Those "Operation Fast & Furious" guns used to kill U.S. Border Patrol Agent Brian Terry? They were legally purchased in Arizona
The truth about the Fast and Furious scandal - Fortune Features
Quite simply, there‚s a fundamental misconception at the heart of the Fast and Furious scandal. Nobody disputes that suspected straw purchasers under surveillance by the ATF repeatedly bought guns that eventually fell into criminal hands. Issa and others charge that the ATF intentionally allowed guns to walk as an operational tactic. But five law-enforcement agents directly involved in Fast and Furious tell Fortune that the ATF had no such tactic. They insist they never purposefully allowed guns to be illegally trafficked. Just the opposite: They say they seized weapons whenever they could but were hamstrung by prosecutors and weak laws, which stymied them at every turn.
. . .
"Republican senators are whipping up the country into a psychotic frenzy with these reports that are patently false," says Linda Wallace, a special agent with the Internal Revenue Service's criminal investigation unit who was assigned to the Fast and Furious team (and recently retired from the IRS). A self-described gun-rights supporter, Wallace has not been criticized by Issa's committee.

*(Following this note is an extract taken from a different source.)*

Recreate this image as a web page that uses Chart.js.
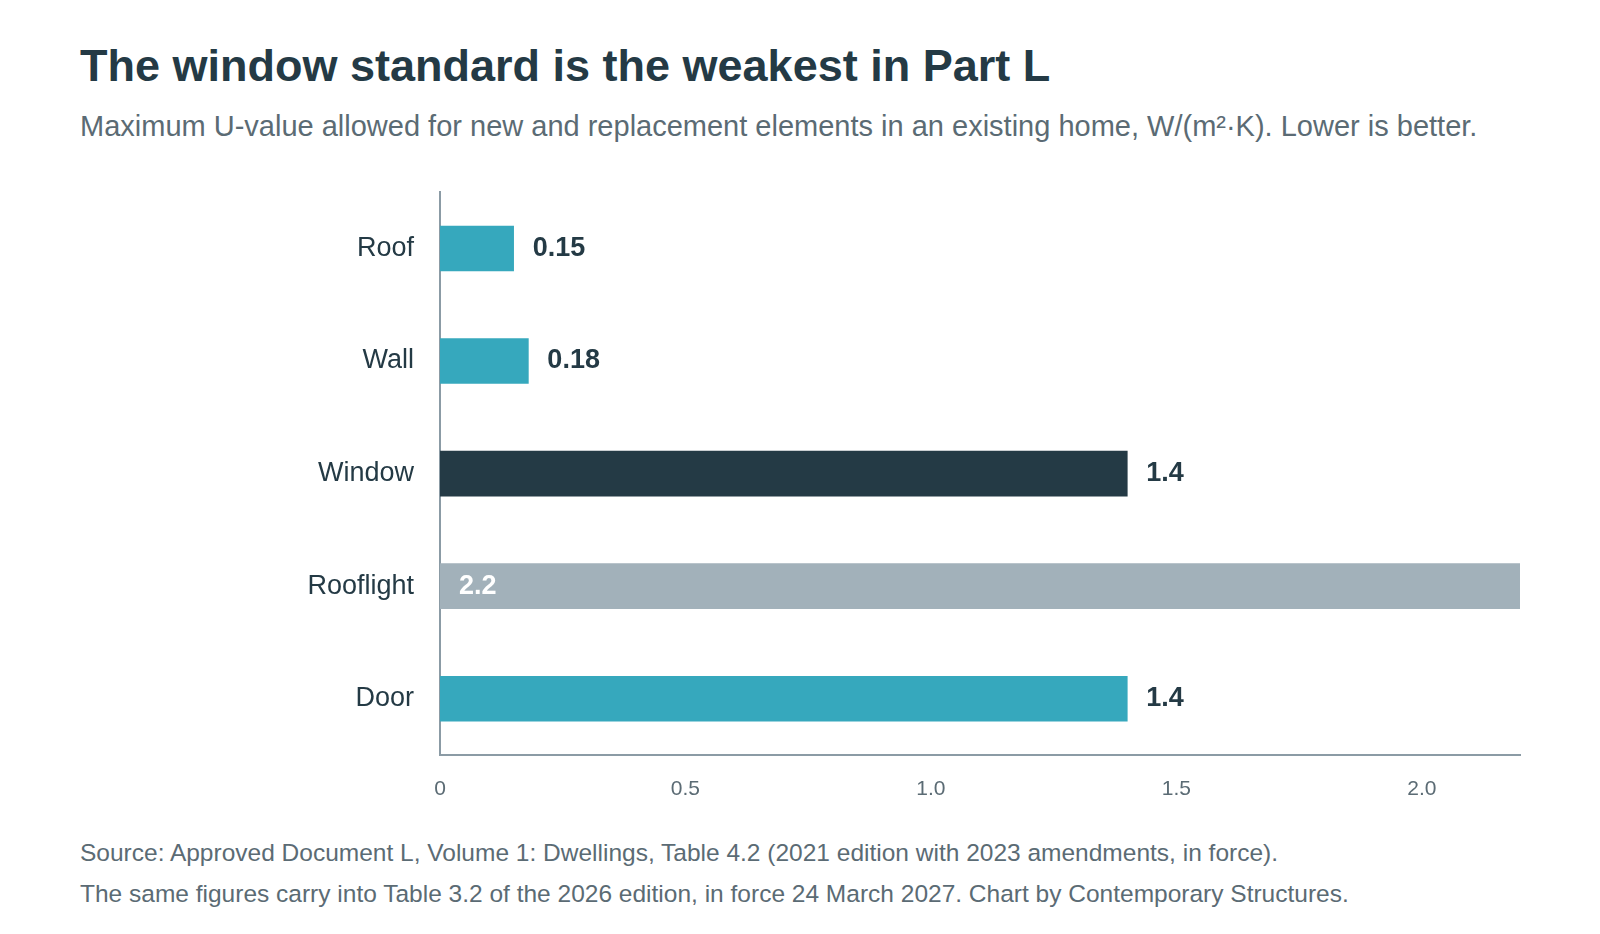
<!DOCTYPE html>
<html><head><meta charset="utf-8">
<script src="https://cdn.jsdelivr.net/npm/chart.js@4"></script>
<style>
body{margin:0;width:1600px;height:934px;background:#fff;font-family:"Liberation Sans",Arial,sans-serif;position:relative;overflow:hidden}
#t{position:absolute;left:80px;top:40px;font-size:45px;font-weight:bold;color:#243a45}
#s{position:absolute;left:80px;top:110px;font-size:29px;color:#5b6b74}
#f{position:absolute;left:80px;top:832px;font-size:24.5px;color:#5b6b74;line-height:41px}
#w{position:absolute;left:0;top:150px;width:1600px;height:663px}
</style></head><body>
<div id="t">The window standard is the weakest in Part L</div>
<div id="s">Maximum U-value allowed for new and replacement elements in an existing home, W/(m²·K). Lower is better.</div>
<div id="w"><canvas id="c"></canvas></div>
<div id="f">Source: Approved Document L, Volume 1: Dwellings, Table 4.2 (2021 edition with 2023 amendments, in force).<br>The same figures carry into Table 3.2 of the 2026 edition, in force 24 March 2027. Chart by Contemporary Structures.</div>
<script>
const categories = ["Roof", "Wall", "Window", "Rooflight", "Door"];
const values = [0.15, 0.18, 1.4, 2.2, 1.4];
const labels = ["0.15", "0.18", "1.4", "2.2", "1.4"];
const barColors = ["#36a8bd", "#36a8bd", "#243a45", "#a2b1ba", "#36a8bd"];
const xTicks = [0, 0.5, 1.0, 1.5, 2.0];

const valueLabels = {
  id: "valueLabels",
  afterDatasetsDraw(chart) {
    const ctx = chart.ctx;
    const meta = chart.getDatasetMeta(0);
    ctx.save();
    ctx.font = "bold 27px 'Liberation Sans', Arial, sans-serif";
    ctx.textBaseline = "middle";
    meta.data.forEach((bar, i) => {
      if (values[i] >= 2) {
        ctx.fillStyle = "#fff";
        ctx.fillText(labels[i], bar.base + 19, bar.y);
      } else {
        ctx.fillStyle = "#243a45";
        ctx.fillText(labels[i], bar.x + 19, bar.y);
      }
    });
    ctx.restore();
  }
};

new Chart(document.getElementById("c"), {
  type: "bar",
  data: { labels: categories, datasets: [{ data: values, backgroundColor: barColors, barThickness: 45 }] },
  options: {
    indexAxis: "y",
    responsive: true, maintainAspectRatio: false, animation: false,
    layout: { padding: { top: 10, right: 80 } },
    plugins: { legend: { display: false }, tooltip: { enabled: false } },
    scales: {
      x: {
        min: 0, max: 2.2,
        grid: { display: false, drawTicks: false },
        border: { color: "#8b9ba5", width: 2 },
        afterBuildTicks: (s) => { s.ticks = xTicks.map((v) => ({ value: v })); },
        ticks: { padding: 22, color: "#5b6b74", font: { size: 21 },
          callback: (v) => v === 0 ? "0" : v.toFixed(1) },
        afterFit: (s) => { s.height = 58; }
      },
      y: {
        grid: { display: false, drawTicks: false },
        border: { color: "#8b9ba5", width: 2 },
        ticks: { padding: 26, color: "#243a45", font: { size: 27 } },
        afterFit: (s) => { s.width = 440; }
      }
    }
  },
  plugins: [valueLabels]
});
</script>
</body></html>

For me, the real nut here comes in passing, near the top of the piece, where the writer (Katherine Eban) mentions in passing that the valiant efforts of the NRA have crippled simple gun-tracking measures, thus making it *easy and legal* for international criminals banned from purchasing guns in Mexico to do so in Arizona.
I'm a hobby shooter and a gun owner, and I guess I'm even a pro-Second Amendment kinda American, if you wanna force the issue, but still, I want to know:
What the *fuck*, NRA? Seriously, what the fuck is wrong with you? Your paranoid, pandering, pocket-lining pseudo-racist bullshit is *actively* undermining a sovereign nation's attempt to claw back control of the streets from economically motivated thugs. You are *creating* a situation in which international law would conceivably support Mexican drone strikes against Arizona gun shops. How the Hell does that safeguard my rights and freedoms?
(Incidentally, Eban's Fortune piece linked above and excerpted is itself highly contentious right now--but the Wikipedia article on the so-called "ATF gun walking scandal" is pretty even-handed and informative.)